Tuesday, April 27, 2004

$1500 Stud WSOP Event--Part II

The guy in the eight seat was trying to raise virtually every hand. Anytime he had a face doorcard. Anytime he was the first in, anytime he was the last in. Guess he just wanted to play. He was the first of us who was all-in, and that chain continued until he was all-out.

The handlebar mustache guy didn't seem to like women. He criticized all of the female dealers, both in their presence, and behind their backs. He was overly critical of anything "female." He never said "boo" to me, but it was clear that if there was anyone at the table he wanted to "take out," it was me. One time I raised in LP with nines, king kicker. He called and/or raised me the whole way, only to sigh exasperatingly when I called his final bet and tell me he only had Ace-king high. I never improved, but I had a hunch that he was bluffing. The old Mike Caro giveaways; throwing chips into the pot forcefully, not paying any attention to my cards, nor his own cards, virtually screaming for me to get out of "his" pot.

I wasn't sad to see him busted.

The seven seat was mad, like I said in the beginning. He griped about almost every dealer. He griped about almost every player. Most of it was under his breath. He didn't seem to like anything, or anyone. No one seemed upset when he got busted.

The Frenchman in the two seat was very pleasant. He had a nice accent, but didn't talk much, and decided to listen to his Mp3 player instead. He wasn't a good player, played draws almost every time, for any amount of money, but he was super sweet, and I shook his hand when he went out.

It didn't take Ted long to realize who could play at our table, and who could NOT. Quickly he and I started in on a series of nods and smiles. I appreciated his style and ability, which was probably quite clear to him, so he humored me with a bit of attention when I acknowledged his world class play.

Ted was playing so casually. He was almost flirting with us, just testing the waters. He completed, then folded to a raise. He bet to the river, just to fold for one more bet. He mostly looked at his hole cards when he was the bring-in, yet sometimes failed to look, chucked some chips into the pot, only to raise when the bet was completed and action got back to him.

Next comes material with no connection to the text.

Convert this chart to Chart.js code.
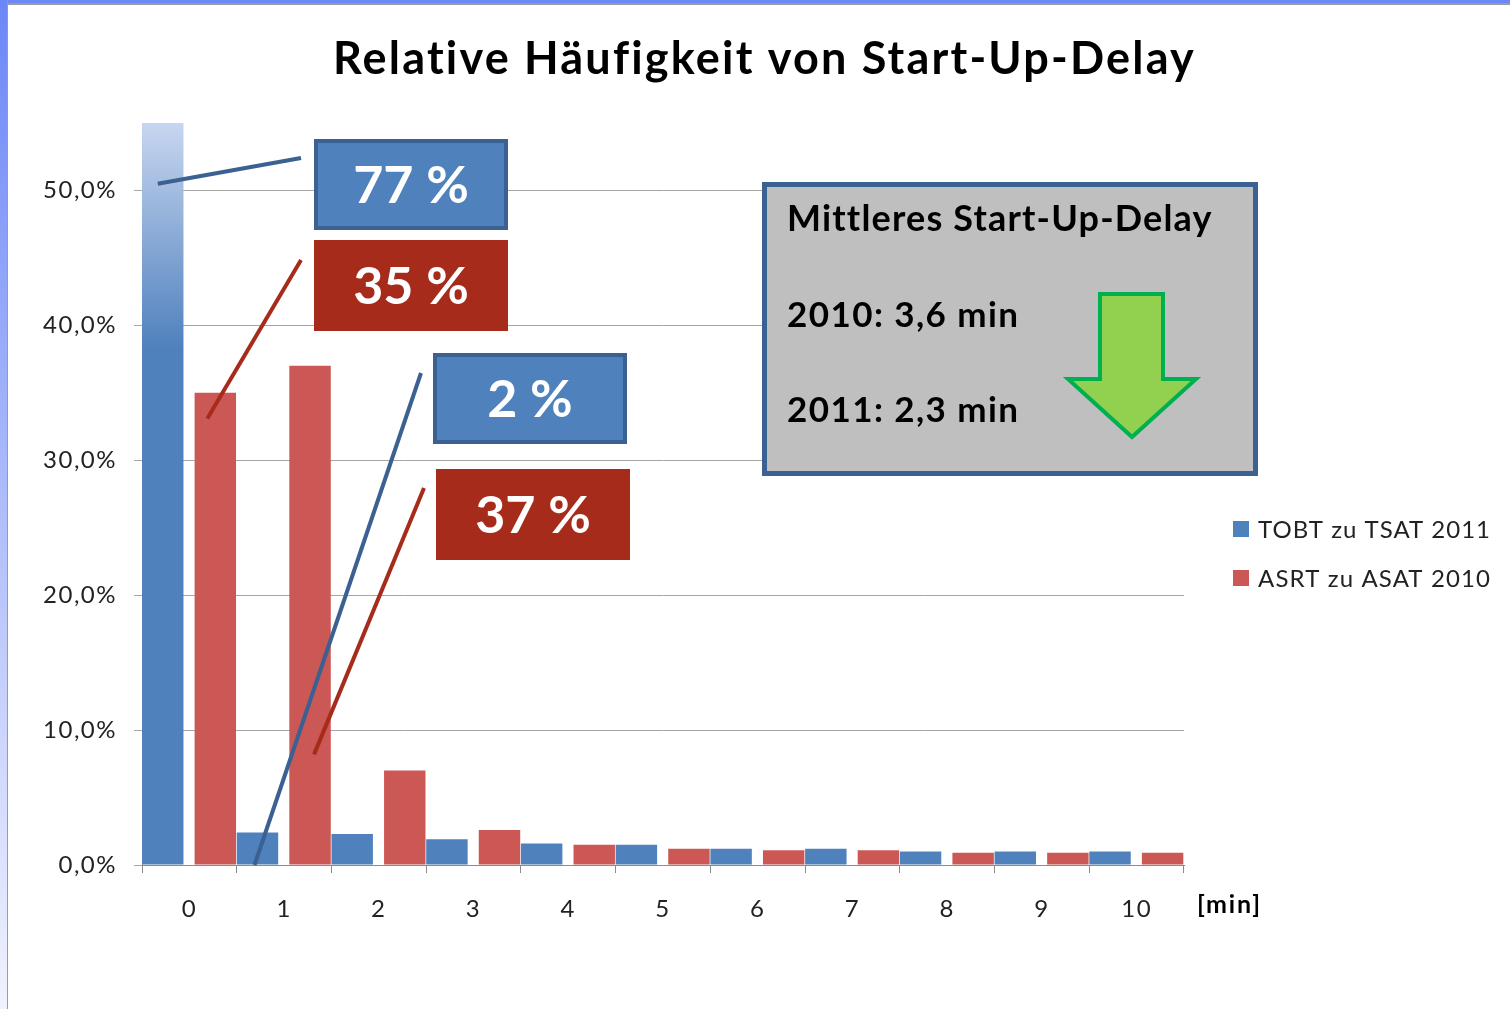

I guess for him the early levels were "fun." He played around with us, never in danger of being eliminated, yet always aware and on top of the table.

One strange play happened when I was a severely short stack. This was hours into the tournament, and I had just taken a big beat. I was lucky enough to be the bring-in on the following hand, lol. Ted limped in, my only competitor. On fourth I immediately caught a second nine, to go with my nine in the hole. Ted also had a nine doorcard. Ted bet out. I figured it wasn't going to get any better than this, so I immediately raised. Ted studied me for quite a while. I'm not easily intimidated, so I just watched him, as well. He knew how short I was, he knew I couldn't even get through this hand.

Finally he said, "I don't want to try to eliminate you with the worst hand. I want you to stay right here. All I have is a draw."

I have no idea if he was serious. It seems that he might say the exact same thing if he had me beat. He is tough to read.

Some of the yahoo's at the table started criticizing his play. He refused to even engage in their conversation, much less defend himself. Like me, he pretty much had no use for what anyone else might think of him.

I asked him why he wanted me here. He said he enjoyed having me at the table. I dropped the subject.

Later, Glenn asked me why I thought Ted said that. Sure, Ted could have been bluffing with his hand, or betting on a draw, or betting to get the bring-in to fold with nothing. Yes, all of those things could be true, but it would have cost him virtually nothing to try to knock me out. So why didn't he?

Well, naturally I could be wrong, but my opinion of why Ted kept me in is that I was no threat to him. I was shortstacked, very tight, and playing predictably. When I completed his bring-in, I almost always had something. Even if I was on a steal, my steal hand was usually better than his bring-in hand. If he completed and I raised, he knew I had him beat. I would fold my bring-in's to him if I had nothing. I would raise if I had him beat. He had good control over me, he knew where I was at all times. So why eliminate the predictable person at the table? Who knows what kind of opponent might take my place? Another WCP? A loose cannon? Surely not many players would be more welcome than me!

We still had about 150 participants left, so we weren't anywhere near the money. Having me around was safe. I used to do it all the time at the Belle. At the final table, I wasn't gunning for the safe, predictable opponent whom I had outchipped 5:1. Why would I want to eliminate someone who was no threat to me?

I could be wrong, but I doubt it. Ted wanted me around. Shoot, I'd rather have Ted at the table than all of those other yahoo's we had at first. It makes sense, it's logical, and I'll go with that theory.